═════ Supplied information ═════
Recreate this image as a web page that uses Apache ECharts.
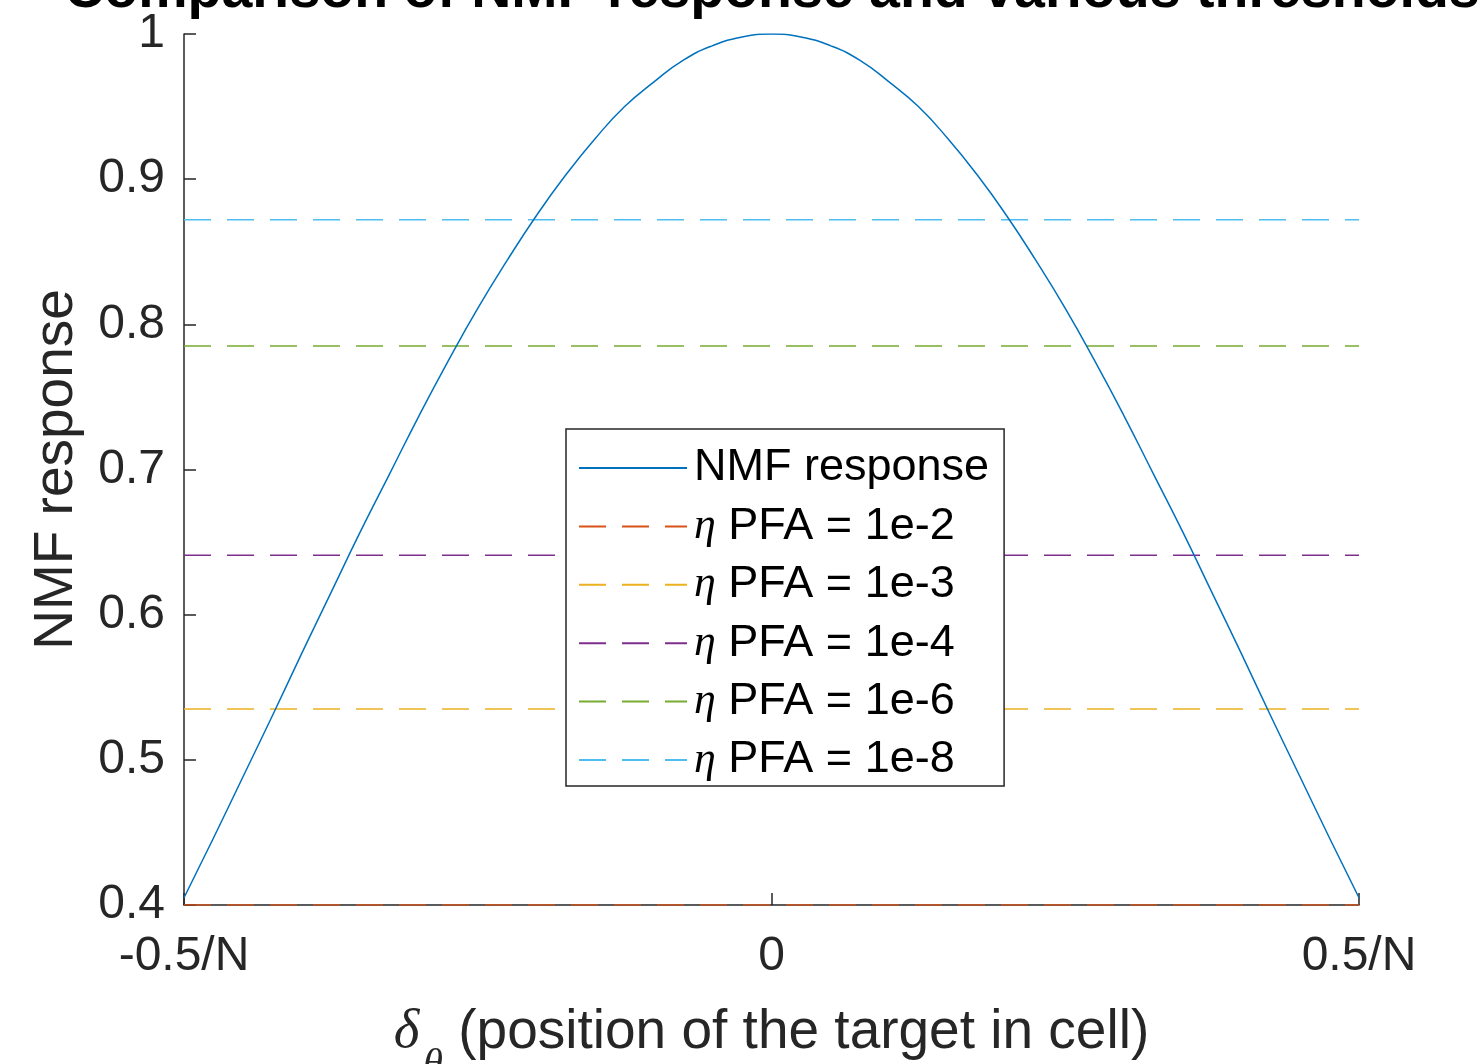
<!DOCTYPE html>
<html>
<head>
<meta charset="utf-8">
<script src="https://cdn.jsdelivr.net/npm/echarts@6/dist/echarts.min.js"></script>
<style>
  html, body { margin: 0; padding: 0; background: #fff; overflow: hidden; }
  #chart { width: 1481px; height: 1064px; }
</style>
</head>
<body>
<div id="chart"></div>
<script>
// Target position within the cell (in units of 1/N)
const positions = [-0.5, -0.475, -0.45, -0.425, -0.4, -0.375, -0.35, -0.325, -0.3, -0.275,
  -0.25, -0.225, -0.2, -0.175, -0.15, -0.125, -0.1, -0.075, -0.05, -0.025, 0,
  0.025, 0.05, 0.075, 0.1, 0.125, 0.15, 0.175, 0.2, 0.225, 0.25, 0.275, 0.3,
  0.325, 0.35, 0.375, 0.4, 0.425, 0.45, 0.475, 0.5];

// Normalised matched-filter response at each position
const nmfResponse = [0.405, 0.446, 0.488, 0.530, 0.573, 0.615, 0.657, 0.697, 0.737, 0.775,
  0.811, 0.844, 0.875, 0.903, 0.928, 0.950, 0.967, 0.982, 0.992, 0.998, 1.000,
  0.998, 0.992, 0.982, 0.967, 0.950, 0.928, 0.903, 0.875, 0.844, 0.811, 0.775, 0.737,
  0.697, 0.657, 0.615, 0.573, 0.530, 0.488, 0.446, 0.405];

// Detection thresholds for each false-alarm probability
const thresholdNames = ['η PFA = 1e-2', 'η PFA = 1e-3', 'η PFA = 1e-4', 'η PFA = 1e-6', 'η PFA = 1e-8'];
const thresholdValues = [0.400, 0.535, 0.641, 0.785, 0.872];
const thresholdColors = ['#D95319', '#EDB120', '#7E2F8E', '#77AC30', '#4DBEEE'];

// Axis tick labels
const xTickValues = [-0.5, 0, 0.5];
const xTickLabels = ['-0.5/N', '0', '0.5/N'];

const AXIS = '#262626';
const SANS = '"Liberation Sans", Arial, Helvetica, sans-serif';
const SERIF = '"Liberation Serif", "Times New Roman", serif';

const chart = echarts.init(document.getElementById('chart'), null, {
  renderer: 'canvas', width: 1481, height: 1064
});

const series = [{
  name: 'NMF response',
  type: 'line',
  data: positions.map((x, i) => [x, nmfResponse[i]]),
  smooth: 0.5,
  symbol: 'none',
  lineStyle: { color: '#0072BD', width: 1.5 },
  itemStyle: { color: '#0072BD' },
  z: 3
}];

thresholdNames.forEach((name, i) => {
  series.push({
    name: name,
    type: 'line',
    data: [[positions[0], thresholdValues[i]], [positions[positions.length - 1], thresholdValues[i]]],
    symbol: 'none',
    lineStyle: { color: thresholdColors[i], width: 1.5, type: [27, 16] },
    itemStyle: { color: thresholdColors[i] },
    z: 2
  });
});

chart.setOption({
  animation: false,
  backgroundColor: '#ffffff',
  title: {
    text: 'Comparison of NMF response and various thresholds',
    left: 772,
    textAlign: 'center',
    top: -36,
    padding: 0,
    textStyle: { fontFamily: SANS, fontWeight: 'bold', fontSize: 55.5, color: '#000000' }
  },
  grid: {
    left: 184, right: 122, top: 34, bottom: 159,
    containLabel: false,
    outerBoundsMode: 'none'
  },
  legend: {
    orient: 'vertical',
    left: 566,
    top: 429,
    padding: [14, 15, 1, 12],
    itemWidth: 108,
    itemHeight: 14,
    itemGap: 8.4,
    backgroundColor: '#ffffff',
    borderColor: '#262626',
    borderWidth: 1.5,
    borderRadius: 0,
    itemStyle: { opacity: 0 },
    data: ['NMF response'].concat(thresholdNames),
    formatter: name => name.replace('η', '{eta|η}'),
    textStyle: {
      fontFamily: SANS, fontSize: 45, color: '#000000', lineHeight: 50,
      padding: [0, 0, 0, 2],
      rich: {
        eta: { fontFamily: SERIF, fontStyle: 'italic', fontSize: 44, color: '#000000', lineHeight: 50 }
      }
    }
  },
  xAxis: {
    type: 'value',
    min: -0.5,
    max: 0.5,
    interval: 0.5,
    name: '{d|δ}{s|θ} (position of the target in cell)',
    nameLocation: 'middle',
    nameGap: 76,
    nameTextStyle: {
      fontFamily: SANS, fontSize: 55, color: AXIS,
      rich: {
        d: { fontFamily: SERIF, fontStyle: 'italic', fontSize: 55, color: AXIS },
        s: { fontFamily: SERIF, fontStyle: 'italic', fontSize: 40, color: AXIS, padding: [64, 0, 0, 4] }
      }
    },
    axisLine: { show: true, onZero: false, lineStyle: { color: AXIS, width: 1.5 } },
    axisTick: { show: true, inside: true, length: 12, lineStyle: { color: AXIS, width: 1.5 } },
    axisLabel: {
      margin: 28,
      fontFamily: SANS, fontSize: 48, color: AXIS, lineHeight: 48,
      formatter: v => {
        const idx = xTickValues.findIndex(t => Math.abs(t - v) < 1e-9);
        return idx >= 0 ? xTickLabels[idx] : '';
      }
    },
    splitLine: { show: false }
  },
  yAxis: {
    type: 'value',
    min: 0.4,
    max: 1,
    interval: 0.1,
    name: 'NMF response',
    nameLocation: 'middle',
    nameGap: 100,
    nameTextStyle: { fontFamily: SANS, fontSize: 55, color: AXIS },
    axisLine: { show: true, onZero: false, lineStyle: { color: AXIS, width: 1.5 } },
    axisTick: { show: true, inside: true, length: 12, lineStyle: { color: AXIS, width: 1.5 } },
    axisLabel: { margin: 19, fontFamily: SANS, fontSize: 48, color: AXIS },
    splitLine: { show: false }
  },
  series: series
});
</script>
</body>
</html>
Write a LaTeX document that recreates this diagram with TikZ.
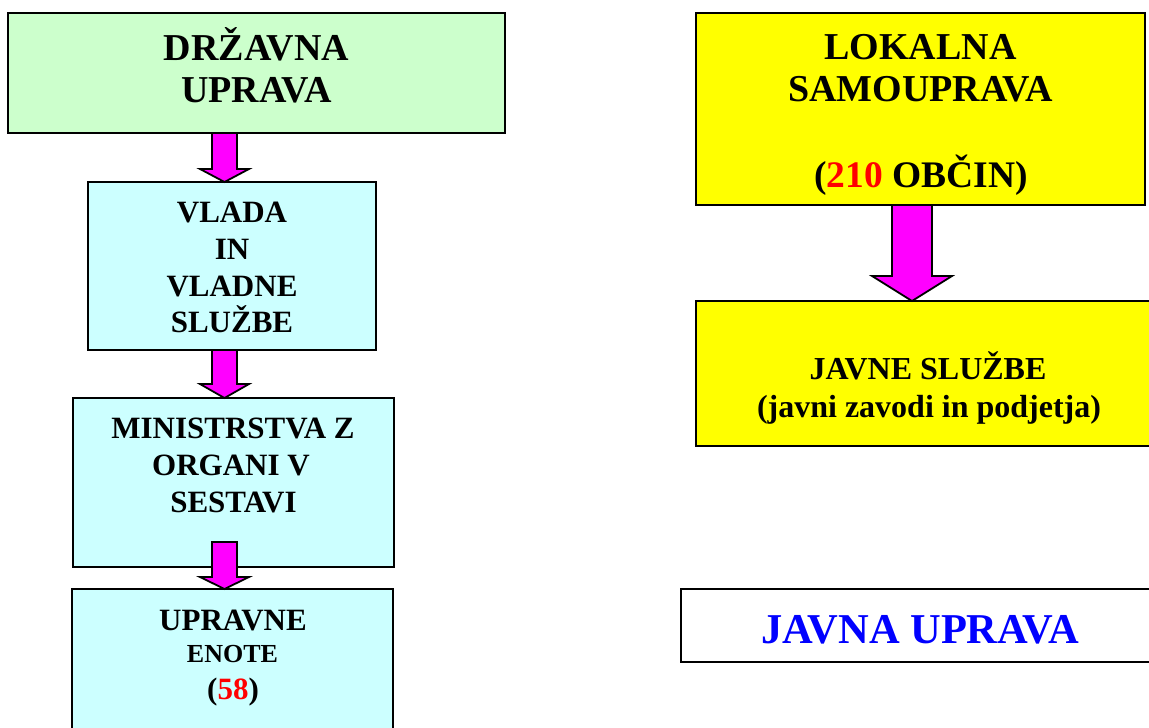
\documentclass[tikz,border=0pt]{standalone}
\usepackage{fontspec}
\setmainfont{Liberation Serif}
\usetikzlibrary{calc}
\definecolor{boxgreen}{HTML}{CCFFCC}
\definecolor{boxcyan}{HTML}{CCFFFF}
\definecolor{boxyellow}{HTML}{FFFF00}
\definecolor{arrowmag}{HTML}{FF00FF}
\definecolor{numred}{HTML}{FF0000}
\definecolor{titleblue}{HTML}{0000FF}
\newcommand\fsz[1]{\fontsize{#1}{#1}\selectfont\bfseries}
% #1 from anchor, #2 to anchor, #3 shaft centre x, #4 top offset, #5 shaft half width, #6 head half width, #7 head length
\newcommand\blockarrow[7]{%
  \draw[blockarrow] let \p1=(#1), \p2=(#2) in
    (#3pt-#5pt,\y1+#4pt) -- (#3pt+#5pt,\y1+#4pt) -- (#3pt+#5pt,\y2+#7pt) --
    (#3pt+#6pt,\y2+#7pt) -- (#3pt,\y2) -- (#3pt-#6pt,\y2+#7pt) --
    (#3pt-#5pt,\y2+#7pt) -- cycle;}
\begin{document}
\begin{tikzpicture}[x=1pt,y=-1pt,
  box/.style={draw=black, line width=1.8pt, inner sep=0pt, outer sep=0pt},
  txt/.style={inner sep=0pt, outer sep=0pt, anchor=base},
  blockarrow/.style={draw=black, line width=1.8pt, fill=arrowmag, line join=miter}]
\useasboundingbox (0,0) rectangle (1149,728);
\clip (0,0) rectangle (1149,728);

% boxes
\node[box, fill=boxgreen,  minimum width=497, minimum height=120] (b1) at (256.5,73) {};
\node[box, fill=boxcyan,   minimum width=288, minimum height=168] (b2) at (232,266) {};
\node[box, fill=boxcyan,   minimum width=321, minimum height=169] (b3) at (233.5,482.5) {};
\node[box, fill=boxcyan,   minimum width=321, minimum height=171] (b4) at (232.5,674.5) {};
\node[box, fill=boxyellow, minimum width=449, minimum height=192] (b5) at (920.5,109) {};
\node[box, fill=boxyellow, minimum width=466, minimum height=145] (b6) at (929,373.5) {};
\node[box, fill=white,     minimum width=478, minimum height=73]  (b7) at (920,625.5) {};

% texts
\node[txt] (t1a) at (256.5,60)  {\fsz{38}DRŽAVNA};
\node[txt] (t1b) at (256.5,102) {\fsz{38}UPRAVA};

\node[txt] (t2a) at (232,222) {\fsz{31}VLADA};
\node[txt] (t2b) at (232,259) {\fsz{31}IN};
\node[txt] (t2c) at (232,296) {\fsz{31}VLADNE};
\node[txt] (t2d) at (232,332) {\fsz{31}SLUŽBE};

\node[txt] (t3a) at (233,438)   {\fsz{31}MINISTRSTVA Z};
\node[txt] (t3b) at (231,475)   {\fsz{31}ORGANI V};
\node[txt] (t3c) at (233.5,512) {\fsz{31}SESTAVI};

\node[txt] (t4a) at (233,630)   {\fsz{31}UPRAVNE};
\node[txt] (t4b) at (232.5,662) {\fsz{26}ENOTE};
\node[txt] (t4c) at (233,699)   {\fsz{31}(\textcolor{numred}{58})};

\node[txt] (t5a) at (920.5,59)  {\fsz{38}LOKALNA};
\node[txt] (t5b) at (920.5,101) {\fsz{38}SAMOUPRAVA};
\node[txt] (t5c) at (921,187)   {\fsz{37.5}(\textcolor{numred}{210} OBČIN)};

\node[txt] (t6a) at (928,379)   {\fsz{32}JAVNE SLUŽBE};
\node[txt] (t6b) at (929,417)   {\fsz{32}(javni zavodi in podjetja)};

\node[txt, text=titleblue] (t7) at (920,643) {\fsz{42.5}JAVNA UPRAVA};

% arrows
\blockarrow{b1.south}{b2.north}{224.5}{0}{12.5}{24.5}{13}
\blockarrow{b2.south}{b3.north}{224.5}{0}{12.5}{24.5}{14}
\blockarrow{b3.south}{b4.north}{224.5}{25}{12.5}{24.5}{12}
\blockarrow{b5.south}{b6.north}{912}{0}{20}{40}{25}
\end{tikzpicture}
\end{document}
═════
## Set task
Transcribe exactly, with no pictures, the lines running from the first line of the material through the line holding "0.325, 0.35, 0.375, 0.4, 0.425, 0.45, 0.475, 0.5];".

## Task response
Recreate this image as a web page that uses Apache ECharts.
<!DOCTYPE html>
<html>
<head>
<meta charset="utf-8">
<script src="https://cdn.jsdelivr.net/npm/echarts@6/dist/echarts.min.js"></script>
<style>
  html, body { margin: 0; padding: 0; background: #fff; overflow: hidden; }
  #chart { width: 1481px; height: 1064px; }
</style>
</head>
<body>
<div id="chart"></div>
<script>
// Target position within the cell (in units of 1/N)
const positions = [-0.5, -0.475, -0.45, -0.425, -0.4, -0.375, -0.35, -0.325, -0.3, -0.275,
  -0.25, -0.225, -0.2, -0.175, -0.15, -0.125, -0.1, -0.075, -0.05, -0.025, 0,
  0.025, 0.05, 0.075, 0.1, 0.125, 0.15, 0.175, 0.2, 0.225, 0.25, 0.275, 0.3,
  0.325, 0.35, 0.375, 0.4, 0.425, 0.45, 0.475, 0.5];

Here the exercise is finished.